Is democracy all about numbers? Is it only about what the majority says? I’m not going bluntly say yes or no, I’ll take the easy way out and say it depends. Please, allow me to explain.
Everyone interested in Middle Eastern affairs for the past couple of years have been deeply fooled, or fooling himself, in a numbers game. They say, are there problems over there? The solution: Easy, just hand over the power to the majority and that should do it. Or, those who consider themselves a little more intellectual would say: Easy, there should be power sharing and that should do it. And then come those who consider themselves analysts would say: The current ruling part should give away a bit more of their power and that should do it!
To me, this is all nonsense if it lacks the fundamentals that societies need for development. When country level indicators such as growth, income inequality, unemployment, fiscal imbalances, and inflation are all over the map, then an oversimplified prescription of manual power shift would have no influence whatsoever on the individual’s well-being.

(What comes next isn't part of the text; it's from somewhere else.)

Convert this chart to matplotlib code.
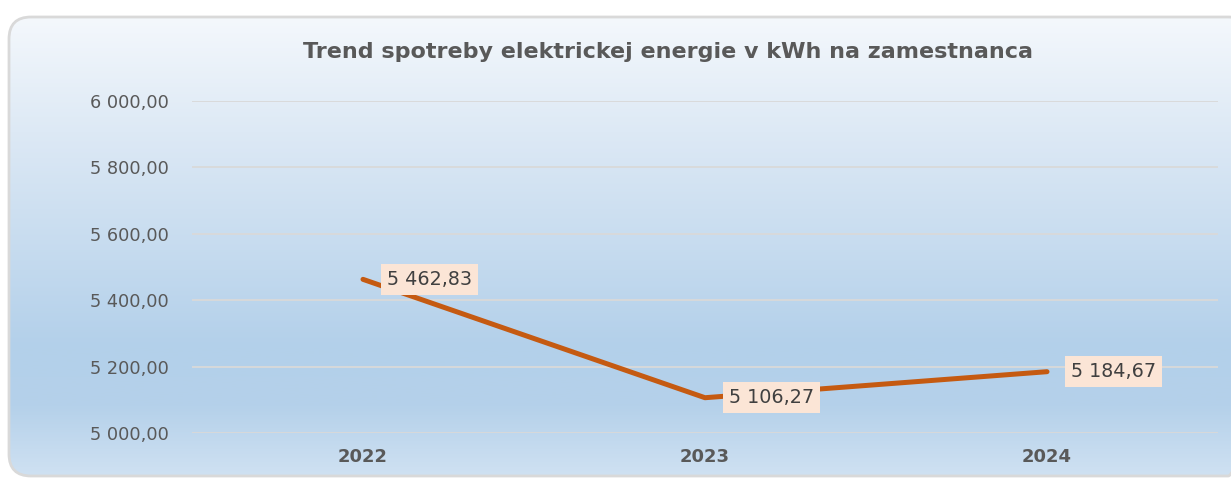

So when protesters for example go out on streets to demand a better life, and outsiders relate this to the control of power by government, I find myself hung between earth and sky. Here’s why.

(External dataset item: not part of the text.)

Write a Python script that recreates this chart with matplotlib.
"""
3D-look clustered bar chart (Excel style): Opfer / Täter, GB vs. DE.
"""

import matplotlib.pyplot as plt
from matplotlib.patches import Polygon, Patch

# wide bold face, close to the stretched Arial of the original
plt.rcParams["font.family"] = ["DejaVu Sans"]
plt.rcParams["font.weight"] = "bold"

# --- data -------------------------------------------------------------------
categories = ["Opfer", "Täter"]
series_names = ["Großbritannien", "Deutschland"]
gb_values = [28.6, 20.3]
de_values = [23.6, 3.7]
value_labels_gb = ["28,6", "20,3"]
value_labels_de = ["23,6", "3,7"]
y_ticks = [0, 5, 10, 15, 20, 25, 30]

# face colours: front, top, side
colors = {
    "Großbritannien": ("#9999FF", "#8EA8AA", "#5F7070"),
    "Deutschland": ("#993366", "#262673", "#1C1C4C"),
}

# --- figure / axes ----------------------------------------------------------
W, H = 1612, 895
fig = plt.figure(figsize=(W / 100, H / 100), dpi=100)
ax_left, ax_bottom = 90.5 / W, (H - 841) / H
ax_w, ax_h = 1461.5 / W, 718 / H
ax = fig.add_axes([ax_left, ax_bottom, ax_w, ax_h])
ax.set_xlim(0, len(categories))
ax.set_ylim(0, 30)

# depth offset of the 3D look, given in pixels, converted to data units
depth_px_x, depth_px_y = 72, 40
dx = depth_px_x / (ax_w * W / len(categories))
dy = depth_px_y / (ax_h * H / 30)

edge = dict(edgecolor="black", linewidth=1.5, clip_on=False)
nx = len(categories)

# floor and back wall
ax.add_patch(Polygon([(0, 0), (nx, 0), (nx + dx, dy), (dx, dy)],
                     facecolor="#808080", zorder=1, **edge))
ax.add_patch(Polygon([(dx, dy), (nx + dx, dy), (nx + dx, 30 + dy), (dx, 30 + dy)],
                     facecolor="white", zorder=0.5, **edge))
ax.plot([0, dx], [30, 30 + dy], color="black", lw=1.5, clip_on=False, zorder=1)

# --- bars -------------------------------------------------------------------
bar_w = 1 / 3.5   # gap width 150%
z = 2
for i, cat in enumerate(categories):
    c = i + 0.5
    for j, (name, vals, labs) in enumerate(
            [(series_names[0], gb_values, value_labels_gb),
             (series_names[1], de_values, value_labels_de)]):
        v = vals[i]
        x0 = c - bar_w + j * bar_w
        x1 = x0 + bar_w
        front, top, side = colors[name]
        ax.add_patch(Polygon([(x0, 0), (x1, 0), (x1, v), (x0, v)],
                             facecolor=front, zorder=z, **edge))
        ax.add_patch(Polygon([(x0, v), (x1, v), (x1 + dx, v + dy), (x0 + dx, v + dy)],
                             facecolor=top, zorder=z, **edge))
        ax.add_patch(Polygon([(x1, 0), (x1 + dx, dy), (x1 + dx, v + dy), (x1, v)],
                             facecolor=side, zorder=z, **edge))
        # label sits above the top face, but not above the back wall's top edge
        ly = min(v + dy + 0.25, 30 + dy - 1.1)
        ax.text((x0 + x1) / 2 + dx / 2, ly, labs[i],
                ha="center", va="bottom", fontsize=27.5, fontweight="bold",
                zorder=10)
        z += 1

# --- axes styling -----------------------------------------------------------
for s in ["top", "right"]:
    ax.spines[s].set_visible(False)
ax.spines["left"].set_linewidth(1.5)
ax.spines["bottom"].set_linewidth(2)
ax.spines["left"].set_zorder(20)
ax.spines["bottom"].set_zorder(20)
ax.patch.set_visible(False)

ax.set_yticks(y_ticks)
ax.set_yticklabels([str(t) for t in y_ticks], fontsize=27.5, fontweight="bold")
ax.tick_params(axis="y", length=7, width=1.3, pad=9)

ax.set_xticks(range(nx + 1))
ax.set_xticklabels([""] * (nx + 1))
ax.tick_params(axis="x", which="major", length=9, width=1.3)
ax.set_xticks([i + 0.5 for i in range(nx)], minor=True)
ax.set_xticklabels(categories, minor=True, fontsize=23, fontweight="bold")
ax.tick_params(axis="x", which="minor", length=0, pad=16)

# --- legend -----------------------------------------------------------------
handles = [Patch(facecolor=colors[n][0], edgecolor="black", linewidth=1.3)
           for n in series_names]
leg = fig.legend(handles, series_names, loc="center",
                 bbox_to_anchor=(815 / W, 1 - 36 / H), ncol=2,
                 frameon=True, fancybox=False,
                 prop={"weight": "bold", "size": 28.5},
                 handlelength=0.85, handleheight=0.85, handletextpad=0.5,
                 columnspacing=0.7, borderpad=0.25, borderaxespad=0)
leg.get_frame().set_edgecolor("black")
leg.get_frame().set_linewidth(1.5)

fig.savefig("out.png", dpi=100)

Whenever there is a problem, the solution has to be unique in order to find the best possible solution. What’s being done for now is that the solution is no longer unique to various types of problems around the Middle East. Yes, democracy, as a solution, is important, but democracy is not simply majority rule, it is much more than that. The way I see it, even America today need to democratize in order to solve its own financial problems. In political science, democracy is all about efficient and functional institutions that constrain leaders to operate in the best manner they can by generating the most optimal decisions.

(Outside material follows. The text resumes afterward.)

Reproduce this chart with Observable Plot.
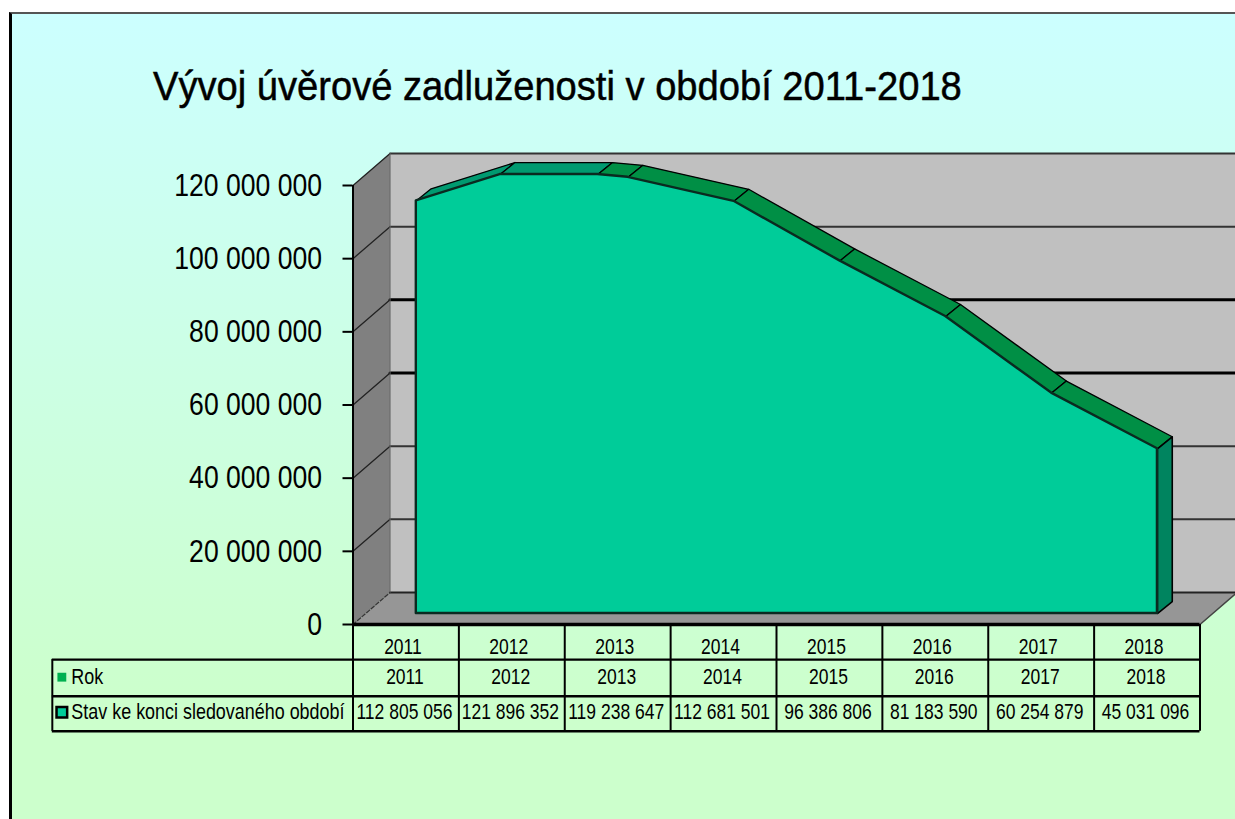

In America today, decisions on where to steer the economy are not optimal, they fall short in finding the best unique solutions to the problems they face. The reason is simply because of power sharing. Neither the white house, nor congress are able to make the decision they believe is best for the economy, because they have to feed into it the policies that would make other important sides happy. Therefore, instead of picking and disposing the can in the trash where it belongs, they continue kicking it further down the road, where more cans await. Where are the democratic institutions that guarantees optimal decisions?
So back to the Middle East, where our economies combined account for only 5% or less of the world economy, can we afford not making perfect economic decisions simply to satisfy every stakeholder in the non-ending power struggle?
Even though we cannot afford any bad decisions while trying to catch up with the developed world, we still need a change that would directly target the indicators I mentioned above, along with many other significant ones as well. If power sharing is an important economic solution, then it should be on the table. However, if power sharing is simply for the sake of power sharing, then we’re just shooting ourselves on the foot, just like what Egypt is doing, shooting itself on the foot. The priority as I see it is to establish democratic institutions that would tackle one issue at a time.
Democratic institutions are institutions established with a vision and a strategic mission to reach their goals. They are regulators to what falls within their umbrellas and are accountable to what they genuinely enforce. They work to make the future as most certain as possible with complete transparency that will entail other higher level and accountable institutions to monitor them inside out.
So to conclude, for the sake of development, it’s all-right to fight with numbers, but not any numbers, quality numbers.